The banks, the governments and the financial institutions all recognize this and pay you an interest rate as compensation. As they want you to commit to a long-term investment they pay you more the longer the term you commit to. When the investment involves risk you are advised that this is a long-term investment and that during periods the market might be in a downward spiral and you won`t afford to cash out the investment at that time.
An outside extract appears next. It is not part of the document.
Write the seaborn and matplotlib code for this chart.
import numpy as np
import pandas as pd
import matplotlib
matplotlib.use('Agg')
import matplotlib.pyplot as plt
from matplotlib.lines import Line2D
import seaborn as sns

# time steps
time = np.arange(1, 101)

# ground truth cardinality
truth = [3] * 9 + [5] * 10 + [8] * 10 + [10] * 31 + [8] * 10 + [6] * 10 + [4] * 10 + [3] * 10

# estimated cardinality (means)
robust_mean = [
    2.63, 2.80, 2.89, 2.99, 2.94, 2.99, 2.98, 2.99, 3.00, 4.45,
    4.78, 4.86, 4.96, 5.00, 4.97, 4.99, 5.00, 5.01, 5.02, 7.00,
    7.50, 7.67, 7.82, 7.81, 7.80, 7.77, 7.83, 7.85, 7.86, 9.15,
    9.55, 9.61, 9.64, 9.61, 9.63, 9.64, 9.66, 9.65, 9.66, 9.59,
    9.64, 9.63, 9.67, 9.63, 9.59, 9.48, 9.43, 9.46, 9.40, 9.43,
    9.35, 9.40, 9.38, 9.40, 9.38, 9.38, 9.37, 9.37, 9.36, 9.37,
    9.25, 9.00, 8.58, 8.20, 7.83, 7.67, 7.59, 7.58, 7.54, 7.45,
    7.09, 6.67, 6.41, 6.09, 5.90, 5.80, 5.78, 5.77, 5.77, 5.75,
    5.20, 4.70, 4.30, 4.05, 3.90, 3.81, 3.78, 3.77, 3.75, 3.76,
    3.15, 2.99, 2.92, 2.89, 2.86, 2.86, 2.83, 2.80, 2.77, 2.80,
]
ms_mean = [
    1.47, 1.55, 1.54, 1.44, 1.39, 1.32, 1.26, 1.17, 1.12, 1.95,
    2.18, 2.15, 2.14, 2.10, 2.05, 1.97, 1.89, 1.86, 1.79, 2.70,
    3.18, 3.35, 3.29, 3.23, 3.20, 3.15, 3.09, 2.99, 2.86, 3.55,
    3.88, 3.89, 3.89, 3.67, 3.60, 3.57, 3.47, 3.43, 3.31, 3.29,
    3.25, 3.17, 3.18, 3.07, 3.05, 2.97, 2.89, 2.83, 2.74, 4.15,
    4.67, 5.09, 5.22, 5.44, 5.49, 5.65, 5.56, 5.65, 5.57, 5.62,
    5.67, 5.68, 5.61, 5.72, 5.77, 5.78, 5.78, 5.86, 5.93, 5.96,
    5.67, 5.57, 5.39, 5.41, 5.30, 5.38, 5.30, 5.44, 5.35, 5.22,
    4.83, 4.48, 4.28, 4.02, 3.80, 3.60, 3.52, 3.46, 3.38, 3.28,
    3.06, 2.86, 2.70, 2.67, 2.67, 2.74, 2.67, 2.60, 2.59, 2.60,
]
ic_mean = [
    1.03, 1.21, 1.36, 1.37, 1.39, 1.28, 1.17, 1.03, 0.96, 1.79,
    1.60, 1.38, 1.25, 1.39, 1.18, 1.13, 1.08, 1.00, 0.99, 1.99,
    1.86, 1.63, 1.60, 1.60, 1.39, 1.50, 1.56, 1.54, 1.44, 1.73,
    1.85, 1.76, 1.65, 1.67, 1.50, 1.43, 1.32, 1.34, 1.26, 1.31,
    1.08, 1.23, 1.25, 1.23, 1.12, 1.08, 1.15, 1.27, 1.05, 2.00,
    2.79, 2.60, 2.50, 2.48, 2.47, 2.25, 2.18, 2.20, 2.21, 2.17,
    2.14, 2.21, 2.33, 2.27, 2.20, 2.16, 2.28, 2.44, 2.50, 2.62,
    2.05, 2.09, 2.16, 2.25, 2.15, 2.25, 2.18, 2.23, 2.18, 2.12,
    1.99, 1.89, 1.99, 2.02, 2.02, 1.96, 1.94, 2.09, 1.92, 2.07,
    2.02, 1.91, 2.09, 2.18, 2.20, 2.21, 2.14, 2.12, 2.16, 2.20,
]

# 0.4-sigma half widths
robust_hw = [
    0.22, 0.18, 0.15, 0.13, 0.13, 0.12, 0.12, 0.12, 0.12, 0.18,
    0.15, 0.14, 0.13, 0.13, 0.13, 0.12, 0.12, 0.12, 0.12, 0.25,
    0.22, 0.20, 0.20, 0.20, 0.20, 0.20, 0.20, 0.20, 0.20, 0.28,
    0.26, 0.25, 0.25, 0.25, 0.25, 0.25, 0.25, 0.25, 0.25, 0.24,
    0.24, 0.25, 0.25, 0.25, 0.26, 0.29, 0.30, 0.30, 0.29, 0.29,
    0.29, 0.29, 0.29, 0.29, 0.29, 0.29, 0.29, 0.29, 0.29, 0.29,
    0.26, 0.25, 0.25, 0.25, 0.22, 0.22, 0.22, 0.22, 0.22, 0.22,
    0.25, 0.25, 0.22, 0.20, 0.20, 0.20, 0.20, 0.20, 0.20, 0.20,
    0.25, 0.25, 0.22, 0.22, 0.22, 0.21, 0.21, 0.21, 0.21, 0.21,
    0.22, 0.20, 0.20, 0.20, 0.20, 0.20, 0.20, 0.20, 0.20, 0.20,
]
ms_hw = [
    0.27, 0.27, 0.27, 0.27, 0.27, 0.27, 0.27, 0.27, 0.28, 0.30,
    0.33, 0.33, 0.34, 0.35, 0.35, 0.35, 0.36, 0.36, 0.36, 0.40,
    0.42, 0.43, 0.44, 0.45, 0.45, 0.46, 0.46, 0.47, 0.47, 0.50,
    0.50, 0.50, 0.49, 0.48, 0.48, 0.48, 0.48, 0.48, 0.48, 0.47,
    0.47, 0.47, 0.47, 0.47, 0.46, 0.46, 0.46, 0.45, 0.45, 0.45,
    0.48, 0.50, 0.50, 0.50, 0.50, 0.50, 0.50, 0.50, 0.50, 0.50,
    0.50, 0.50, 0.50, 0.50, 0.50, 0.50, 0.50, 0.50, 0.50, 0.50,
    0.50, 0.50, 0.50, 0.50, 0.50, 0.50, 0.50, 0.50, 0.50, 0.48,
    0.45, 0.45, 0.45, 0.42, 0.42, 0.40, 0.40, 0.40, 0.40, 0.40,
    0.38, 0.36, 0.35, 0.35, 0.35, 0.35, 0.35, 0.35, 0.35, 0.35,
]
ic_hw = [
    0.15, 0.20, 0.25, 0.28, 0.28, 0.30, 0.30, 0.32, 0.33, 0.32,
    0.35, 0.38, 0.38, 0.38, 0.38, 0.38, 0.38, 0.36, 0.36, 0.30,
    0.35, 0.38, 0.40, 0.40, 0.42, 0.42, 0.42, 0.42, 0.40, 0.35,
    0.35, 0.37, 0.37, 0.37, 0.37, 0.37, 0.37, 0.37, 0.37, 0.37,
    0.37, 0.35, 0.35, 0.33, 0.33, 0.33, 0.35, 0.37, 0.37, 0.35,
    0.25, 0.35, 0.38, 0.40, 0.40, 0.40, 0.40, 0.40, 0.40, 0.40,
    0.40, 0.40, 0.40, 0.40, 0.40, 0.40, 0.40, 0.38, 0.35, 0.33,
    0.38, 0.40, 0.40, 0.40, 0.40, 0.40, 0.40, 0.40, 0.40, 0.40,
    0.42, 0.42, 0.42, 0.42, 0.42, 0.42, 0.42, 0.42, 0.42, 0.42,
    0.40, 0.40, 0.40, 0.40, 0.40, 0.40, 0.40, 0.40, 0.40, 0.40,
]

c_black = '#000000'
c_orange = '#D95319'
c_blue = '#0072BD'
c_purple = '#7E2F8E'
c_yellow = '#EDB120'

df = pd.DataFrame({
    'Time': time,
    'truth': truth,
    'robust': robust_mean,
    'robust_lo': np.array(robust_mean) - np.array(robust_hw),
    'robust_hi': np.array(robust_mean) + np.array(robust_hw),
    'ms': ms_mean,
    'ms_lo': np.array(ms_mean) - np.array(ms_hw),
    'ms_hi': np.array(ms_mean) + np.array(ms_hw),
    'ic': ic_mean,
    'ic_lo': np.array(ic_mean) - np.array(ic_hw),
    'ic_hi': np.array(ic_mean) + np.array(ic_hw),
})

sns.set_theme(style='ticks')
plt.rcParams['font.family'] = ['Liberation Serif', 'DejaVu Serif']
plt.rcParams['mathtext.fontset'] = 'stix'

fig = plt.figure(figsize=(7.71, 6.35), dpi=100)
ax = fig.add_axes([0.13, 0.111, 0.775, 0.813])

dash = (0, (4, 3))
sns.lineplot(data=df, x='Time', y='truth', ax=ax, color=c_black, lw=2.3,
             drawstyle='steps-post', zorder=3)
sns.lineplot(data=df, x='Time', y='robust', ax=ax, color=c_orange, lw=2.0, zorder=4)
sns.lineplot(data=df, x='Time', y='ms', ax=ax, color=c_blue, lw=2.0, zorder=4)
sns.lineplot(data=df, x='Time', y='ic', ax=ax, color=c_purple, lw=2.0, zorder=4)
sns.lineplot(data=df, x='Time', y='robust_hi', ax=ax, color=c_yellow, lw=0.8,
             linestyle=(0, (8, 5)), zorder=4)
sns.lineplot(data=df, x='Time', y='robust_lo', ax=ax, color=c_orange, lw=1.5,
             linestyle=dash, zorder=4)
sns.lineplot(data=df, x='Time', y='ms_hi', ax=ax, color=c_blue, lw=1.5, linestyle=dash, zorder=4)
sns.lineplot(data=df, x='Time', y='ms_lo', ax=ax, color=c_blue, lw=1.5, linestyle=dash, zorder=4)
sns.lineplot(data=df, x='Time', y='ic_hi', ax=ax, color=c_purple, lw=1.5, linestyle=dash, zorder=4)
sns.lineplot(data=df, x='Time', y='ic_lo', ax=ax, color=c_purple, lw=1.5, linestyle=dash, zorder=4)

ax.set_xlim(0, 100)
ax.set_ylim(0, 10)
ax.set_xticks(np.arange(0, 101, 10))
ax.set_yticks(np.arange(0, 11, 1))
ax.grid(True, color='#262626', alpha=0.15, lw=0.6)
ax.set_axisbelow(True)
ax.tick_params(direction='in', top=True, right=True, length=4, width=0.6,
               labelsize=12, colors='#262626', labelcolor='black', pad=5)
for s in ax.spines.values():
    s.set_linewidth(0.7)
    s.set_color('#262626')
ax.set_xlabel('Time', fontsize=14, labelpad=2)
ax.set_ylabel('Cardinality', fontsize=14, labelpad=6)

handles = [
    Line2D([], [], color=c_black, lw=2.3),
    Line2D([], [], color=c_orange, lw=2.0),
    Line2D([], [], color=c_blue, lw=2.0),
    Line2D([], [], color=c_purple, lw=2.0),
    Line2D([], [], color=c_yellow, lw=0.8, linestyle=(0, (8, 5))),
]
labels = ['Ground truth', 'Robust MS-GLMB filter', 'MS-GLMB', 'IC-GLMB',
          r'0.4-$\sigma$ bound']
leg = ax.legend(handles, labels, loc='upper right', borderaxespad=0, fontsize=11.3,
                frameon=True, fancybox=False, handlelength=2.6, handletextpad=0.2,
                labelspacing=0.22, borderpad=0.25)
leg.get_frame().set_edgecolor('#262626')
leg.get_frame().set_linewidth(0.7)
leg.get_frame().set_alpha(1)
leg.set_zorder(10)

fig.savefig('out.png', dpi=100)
Due to the nature of the investment and the risk that comes with most high paying investment options you should only invest when you have enough money to cover you current expenditures plus as smaller current saving if you unexpectedly need a lump sum. In order to know if your finances are healthy enough to make a long-term investment you need to set up a budget. You need to be aware of you income and expensed. When you know that you earn more than you spend and that you are positive that status quo will continue, then you can start looking at investment options. However, if you pay your current expenditure through credit cards you should think twice about starting a long-term saving.
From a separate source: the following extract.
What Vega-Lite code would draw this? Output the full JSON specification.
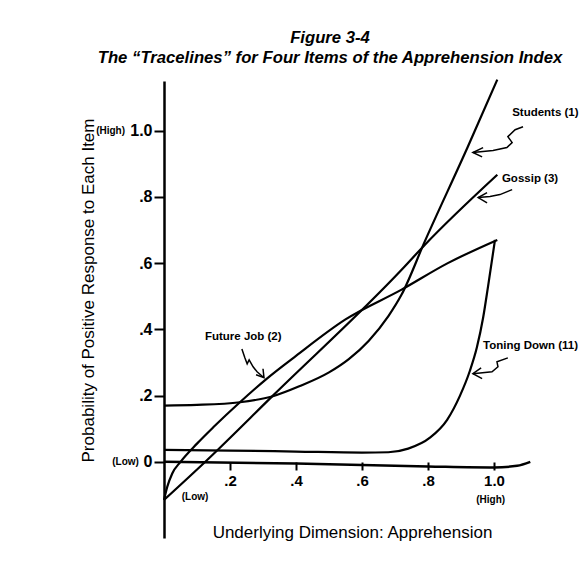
{
  "$schema": "https://vega.github.io/schema/vega-lite/v6.json",
  "autosize": {"type": "none"},
  "width": 396,
  "height": 457,
  "padding": {"left": 164, "top": 81, "right": 28, "bottom": 34},
  "background": "white",
  "config": {"view": {"stroke": null}, "font": "Liberation Sans"},
  "title": {
    "text": ["Figure 3-4", "The “Tracelines” for Four Items of the Apprehension Index"],
    "font": "Liberation Sans",
    "fontSize": 16.7,
    "fontWeight": "bold",
    "fontStyle": "italic",
    "color": "black",
    "anchor": "middle",
    "frame": "group",
    "dx": -32,
    "offset": 9,
    "lineHeight": 20
  },
  "datasets": {
    "curves": [
      {"series": "Gossip (3)", "x": 0, "y": -0.115},
      {"series": "Gossip (3)", "x": 0.13, "y": 0.005},
      {"series": "Gossip (3)", "x": 0.33, "y": 0.2},
      {"series": "Gossip (3)", "x": 0.72, "y": 0.58},
      {"series": "Gossip (3)", "x": 0.79, "y": 0.655},
      {"series": "Gossip (3)", "x": 1.01, "y": 0.867},
      {"series": "Future Job (2)", "x": 0, "y": -0.115},
      {"series": "Future Job (2)", "x": 0.01, "y": -0.075},
      {"series": "Future Job (2)", "x": 0.025, "y": -0.035},
      {"series": "Future Job (2)", "x": 0.05, "y": 0.0},
      {"series": "Future Job (2)", "x": 0.1, "y": 0.055},
      {"series": "Future Job (2)", "x": 0.15, "y": 0.105},
      {"series": "Future Job (2)", "x": 0.23, "y": 0.18},
      {"series": "Future Job (2)", "x": 0.31, "y": 0.25},
      {"series": "Future Job (2)", "x": 0.4, "y": 0.32},
      {"series": "Future Job (2)", "x": 0.55, "y": 0.43},
      {"series": "Future Job (2)", "x": 0.72, "y": 0.52},
      {"series": "Future Job (2)", "x": 0.86, "y": 0.6},
      {"series": "Future Job (2)", "x": 1.01, "y": 0.67},
      {"series": "Students (1)", "x": 0, "y": 0.17},
      {"series": "Students (1)", "x": 0.1, "y": 0.172},
      {"series": "Students (1)", "x": 0.23, "y": 0.18},
      {"series": "Students (1)", "x": 0.33, "y": 0.198},
      {"series": "Students (1)", "x": 0.41, "y": 0.228},
      {"series": "Students (1)", "x": 0.5, "y": 0.27},
      {"series": "Students (1)", "x": 0.56, "y": 0.31},
      {"series": "Students (1)", "x": 0.62, "y": 0.365},
      {"series": "Students (1)", "x": 0.68, "y": 0.44},
      {"series": "Students (1)", "x": 0.72, "y": 0.505},
      {"series": "Students (1)", "x": 0.79, "y": 0.665},
      {"series": "Students (1)", "x": 0.92, "y": 0.95},
      {"series": "Students (1)", "x": 1.01, "y": 1.154},
      {"series": "Toning Down (11)", "x": 0, "y": 0.036},
      {"series": "Toning Down (11)", "x": 0.2, "y": 0.034},
      {"series": "Toning Down (11)", "x": 0.4, "y": 0.031},
      {"series": "Toning Down (11)", "x": 0.6, "y": 0.028},
      {"series": "Toning Down (11)", "x": 0.68, "y": 0.029},
      {"series": "Toning Down (11)", "x": 0.74, "y": 0.04},
      {"series": "Toning Down (11)", "x": 0.806, "y": 0.073},
      {"series": "Toning Down (11)", "x": 0.858, "y": 0.127},
      {"series": "Toning Down (11)", "x": 0.897, "y": 0.2},
      {"series": "Toning Down (11)", "x": 0.927, "y": 0.275},
      {"series": "Toning Down (11)", "x": 0.948, "y": 0.345},
      {"series": "Toning Down (11)", "x": 0.967, "y": 0.435},
      {"series": "Toning Down (11)", "x": 0.982, "y": 0.53},
      {"series": "Toning Down (11)", "x": 1.003, "y": 0.67}
    ],
    "baseline": [
      {"x": 0, "y": 0},
      {"x": 0.4, "y": -0.005},
      {"x": 0.8, "y": -0.014},
      {"x": 1.0, "y": -0.017},
      {"x": 1.07, "y": -0.012},
      {"x": 1.11, "y": 0.0}
    ],
    "arrows": [
      {"arrow": "s", "i": 1, "x": 1.088, "y": 1.012},
      {"arrow": "s", "i": 2, "x": 1.064, "y": 1.003},
      {"arrow": "s", "i": 3, "x": 1.042, "y": 0.982},
      {"arrow": "s", "i": 4, "x": 1.055, "y": 0.964},
      {"arrow": "s", "i": 5, "x": 1.039, "y": 0.949},
      {"arrow": "s", "i": 6, "x": 0.997, "y": 0.94},
      {"arrow": "s", "i": 7, "x": 0.936, "y": 0.934},
      {"arrow": "sh", "i": 1, "x": 0.967, "y": 0.949},
      {"arrow": "sh", "i": 2, "x": 0.936, "y": 0.934},
      {"arrow": "sh", "i": 3, "x": 0.964, "y": 0.921},
      {"arrow": "g", "i": 1, "x": 1.055, "y": 0.822},
      {"arrow": "g", "i": 2, "x": 1.018, "y": 0.807},
      {"arrow": "g", "i": 3, "x": 0.988, "y": 0.801},
      {"arrow": "g", "i": 4, "x": 0.952, "y": 0.798},
      {"arrow": "gh", "i": 1, "x": 0.979, "y": 0.813},
      {"arrow": "gh", "i": 2, "x": 0.952, "y": 0.798},
      {"arrow": "gh", "i": 3, "x": 0.979, "y": 0.782},
      {"arrow": "t", "i": 1, "x": 1.042, "y": 0.314},
      {"arrow": "t", "i": 2, "x": 1.009, "y": 0.302},
      {"arrow": "t", "i": 3, "x": 1.012, "y": 0.287},
      {"arrow": "t", "i": 4, "x": 0.994, "y": 0.272},
      {"arrow": "t", "i": 5, "x": 0.936, "y": 0.266},
      {"arrow": "th", "i": 1, "x": 0.961, "y": 0.284},
      {"arrow": "th", "i": 2, "x": 0.936, "y": 0.266},
      {"arrow": "th", "i": 3, "x": 0.964, "y": 0.251},
      {"arrow": "f", "i": 1, "x": 0.236, "y": 0.341},
      {"arrow": "f", "i": 2, "x": 0.245, "y": 0.314},
      {"arrow": "f", "i": 3, "x": 0.252, "y": 0.296},
      {"arrow": "f", "i": 4, "x": 0.258, "y": 0.308},
      {"arrow": "f", "i": 5, "x": 0.27, "y": 0.287},
      {"arrow": "f", "i": 6, "x": 0.282, "y": 0.272},
      {"arrow": "f", "i": 7, "x": 0.303, "y": 0.254},
      {"arrow": "fh", "i": 1, "x": 0.3, "y": 0.281},
      {"arrow": "fh", "i": 2, "x": 0.303, "y": 0.254},
      {"arrow": "fh", "i": 3, "x": 0.279, "y": 0.263}
    ],
    "labels": [
      {"label": "Students (1)", "x": 1.055, "y": 1.054},
      {"label": "Gossip (3)", "x": 1.024, "y": 0.855},
      {"label": "Toning Down (11)", "x": 0.967, "y": 0.35},
      {"label": "Future Job (2)", "x": 0.124, "y": 0.378}
    ],
    "ylabels": [
      {"label": "(High)", "x": -0.118, "y": 1.0},
      {"label": "(Low)", "x": -0.076, "y": 0.0}
    ],
    "xlabels": [
      {"label": "(Low)", "x": 0.094, "y": -0.106},
      {"label": "(High)", "x": 0.99, "y": -0.115}
    ]
  },
  "encoding": {
    "x": {
      "field": "x",
      "type": "quantitative",
      "scale": {"domain": [0, 1.2], "nice": false, "zero": false},
      "axis": {
        "values": [0.2, 0.4, 0.6, 0.8, 1.0],
        "labelExpr": "datum.value >= 1 ? '1.0' : substring(format(datum.value, '.1f'), 1)",
        "offset": -76,
        "domain": false,
        "grid": false,
        "tickColor": "black",
        "tickSize": 8,
        "tickWidth": 2,
        "labelFont": "Liberation Sans",
        "labelFontSize": 15,
        "labelFontWeight": "bold",
        "labelColor": "black",
        "labelPadding": 3,
        "title": "Underlying Dimension: Apprehension",
        "titleFont": "Liberation Sans",
        "titleFontSize": 17,
        "titleFontWeight": "normal",
        "titleColor": "black",
        "titleX": 188,
        "titleY": 70,
        "titleAlign": "center",
        "titleBaseline": "middle"
      }
    },
    "y": {
      "field": "y",
      "type": "quantitative",
      "scale": {"domain": [-0.23, 1.15], "nice": false, "zero": false},
      "axis": {
        "values": [0, 0.2, 0.4, 0.6, 0.8, 1.0],
        "labelExpr": "datum.value == 0 ? '0' : datum.value >= 1 ? '1.0' : substring(format(datum.value, '.1f'), 1)",
        "domain": true,
        "domainColor": "black",
        "domainWidth": 2.5,
        "grid": false,
        "tickColor": "black",
        "tickSize": 10,
        "tickWidth": 2,
        "labelFont": "Liberation Sans",
        "labelFontSize": 16,
        "labelFontWeight": "bold",
        "labelColor": "black",
        "labelPadding": 2,
        "title": "Probability of Positive Response to Each Item",
        "titleFont": "Liberation Sans",
        "titleFontSize": 17,
        "titleFontWeight": "normal",
        "titleColor": "black",
        "titleX": -76,
        "titleY": 209,
        "titleAlign": "center",
        "titleBaseline": "middle"
      }
    }
  },
  "layer": [
    {
      "data": {"name": "curves"},
      "mark": {"type": "line", "color": "black", "strokeWidth": 2.2, "interpolate": "monotone"},
      "encoding": {"detail": {"field": "series", "type": "nominal"}}
    },
    {
      "data": {"name": "baseline"},
      "mark": {"type": "line", "color": "black", "strokeWidth": 2.5, "interpolate": "monotone"},
      "encoding": {}
    },
    {
      "data": {"name": "arrows"},
      "mark": {"type": "line", "color": "black", "strokeWidth": 1.5},
      "encoding": {
        "detail": {"field": "arrow", "type": "nominal"},
        "order": {"field": "i", "type": "quantitative"}
      }
    },
    {
      "data": {"name": "labels"},
      "mark": {"type": "text", "align": "left", "baseline": "middle", "font": "Liberation Sans", "fontSize": 11.5, "fontWeight": "bold", "color": "black"},
      "encoding": {"text": {"field": "label"}}
    },
    {
      "data": {"name": "ylabels"},
      "mark": {"type": "text", "align": "right", "baseline": "middle", "font": "Liberation Sans", "fontSize": 10, "fontWeight": "bold", "color": "black"},
      "encoding": {"text": {"field": "label"}}
    },
    {
      "data": {"name": "xlabels"},
      "mark": {"type": "text", "align": "center", "baseline": "middle", "font": "Liberation Sans", "fontSize": 10, "fontWeight": "bold", "color": "black"},
      "encoding": {"text": {"field": "label"}}
    }
  ]
}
The interest rates that you have to pay on a credit card way out-ways the rates that you will come to earn for you investment. In a case when you don`t have a very volatile and risky investment. So, in order to invest, your short-term debt should be paid off. A long-term investment should be done with money that you can do without for the next 5 to 10 years. If you believe you are going to need the money to pay off some debt within 5 years, then you better just start saving in a current savings account. That way you can access the funds when needed and you avoid all the fees that the financial institutions are going to charge you if you need to terminate an investment before maturity. If you don`t have enough money to pay your day to day expenses, then you don`t have money to cover a long-term saving.